Sen. Charles E. Schumer, a New York Democrat who helped write a massive new immigration overhaul bill introduced this week, urged his colleagues not to “conflate” the Boston attack with their efforts to legalize illegal immigrants.

Presaging the news about the two suspects’ status, he told fellow senators that the U.S. asylum and refugee programs have been “significantly strengthened” in the last five years.

“We are much more careful about screening people and determining who should and should not be coming into the country,” he said. “And if there are any changes that our homeland security experts tell us need to be made, I’m committed to making them as chairman of the immigration subcommittee.”

But his plea to separate the bombing from immigration is unlikely to be heeded.

Minutes before he spoke at a hearing called to examine his immigration bill, Sen.

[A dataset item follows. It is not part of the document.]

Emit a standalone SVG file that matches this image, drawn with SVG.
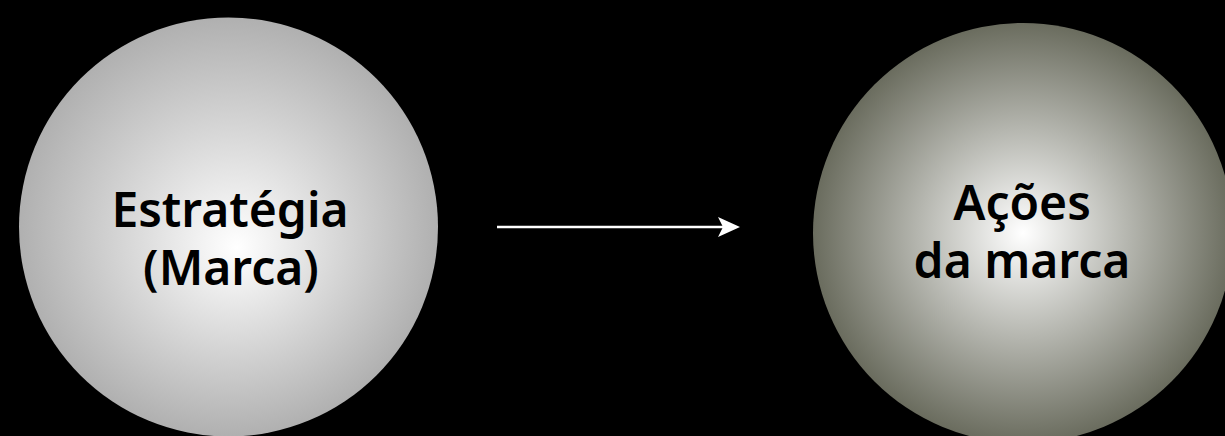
<svg xmlns="http://www.w3.org/2000/svg" width="1225" height="436" viewBox="0 0 1225 436">
<defs>
<radialGradient id="g1" cx="0.5" cy="0.5" r="0.5" fx="0.52" fy="0.55">
<stop offset="0" stop-color="#ffffff"/>
<stop offset="1" stop-color="#b0b0b0"/>
</radialGradient>
<radialGradient id="g2" cx="0.5" cy="0.5" r="0.5" fx="0.5" fy="0.5">
<stop offset="0" stop-color="#ffffff"/>
<stop offset="1" stop-color="#6a6c5e"/>
</radialGradient>
</defs>
<style>
.lbl{font-family:"Noto Sans","DejaVu Sans",sans-serif;font-weight:600;font-size:48px;fill:#000;text-anchor:middle}
</style>
<rect width="1225" height="436" fill="#000"/>
<g id="connectors">
<line x1="497" y1="227" x2="730" y2="227" stroke="#fff" stroke-width="2.5"/>
<path d="M718,217 L740,227 L718,237 L723,227 Z" fill="#fff"/>
</g>
<g id="node-estrategia">
<circle cx="228.5" cy="227" r="209.5" fill="url(#g1)"/>
<text class="lbl"><tspan x="230" y="227">Estratégia</tspan><tspan x="231" y="285">(Marca)</tspan></text>
</g>
<g id="node-acoes">
<circle cx="1023" cy="233" r="210" fill="url(#g2)"/>
<text class="lbl"><tspan x="1022" y="220">Ações</tspan><tspan x="1022" y="278">da marca</tspan></text>
</g>
</svg>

Charles E. Grassley, the ranking Republican on the Judiciary Committee, said the bombings will force the country to see what changes need to be made.

“Given the events of this week, it’s important for us to understand the gaps and loopholes in our immigration system,” the Iowa Republican said. “While we don’t yet know the immigration status of people who have terrorized the communities in Massachusetts, when we find out, it will help shed light on the weaknesses of our system.”

The immigration bill Mr. Schumer and seven other colleagues have written would legalize immigrants and expand avenues for overall legal immigration — though it would eliminate the diversity visa lottery and cut the ties used to bring in siblings of immigrants.

Mr. Schumer said that will actually enhance safety, since it will mean police no longer have to worry about illegal immigrants who do not have serious criminal records but who remain in the shadows.

“In general, we are a safer country when law enforcement knows who is here,” he said.

Homeland Security Secretary Janet Napolitano was slated to testify at the hearing about the immigration bill, but she canceled because of the unfolding events in Boston.

Instead, she was taking part by remote video connection in a briefing with President Obama, who was in the White House Situation Room.

The U.S. asylum and refugee programs are meant to be the humanitarian side of American immigration policy. Refugees are those who apply abroad, while asylum is granted to those who apply from within the U.S.

In the early 1990s, the country accepted more than 100,000 refugees. That number dipped to fewer than 25,000 early last decade, and stood at 56,384 in 2011.

Meanwhile, asylum was granted to nearly 25,000 applicants — down from a peak of about 40,000 a decade ago.

Mr. King said that he would have to wait for more details to see exactly what the two suspects’ status was, but he said he has long had concerns about the asylum program.

World events have affected the immigration debate before. In 2002 Congress was poised to pass a mini-amnesty, but it fell victim to concerns stemming from the Sept. 11 bombing just months earlier.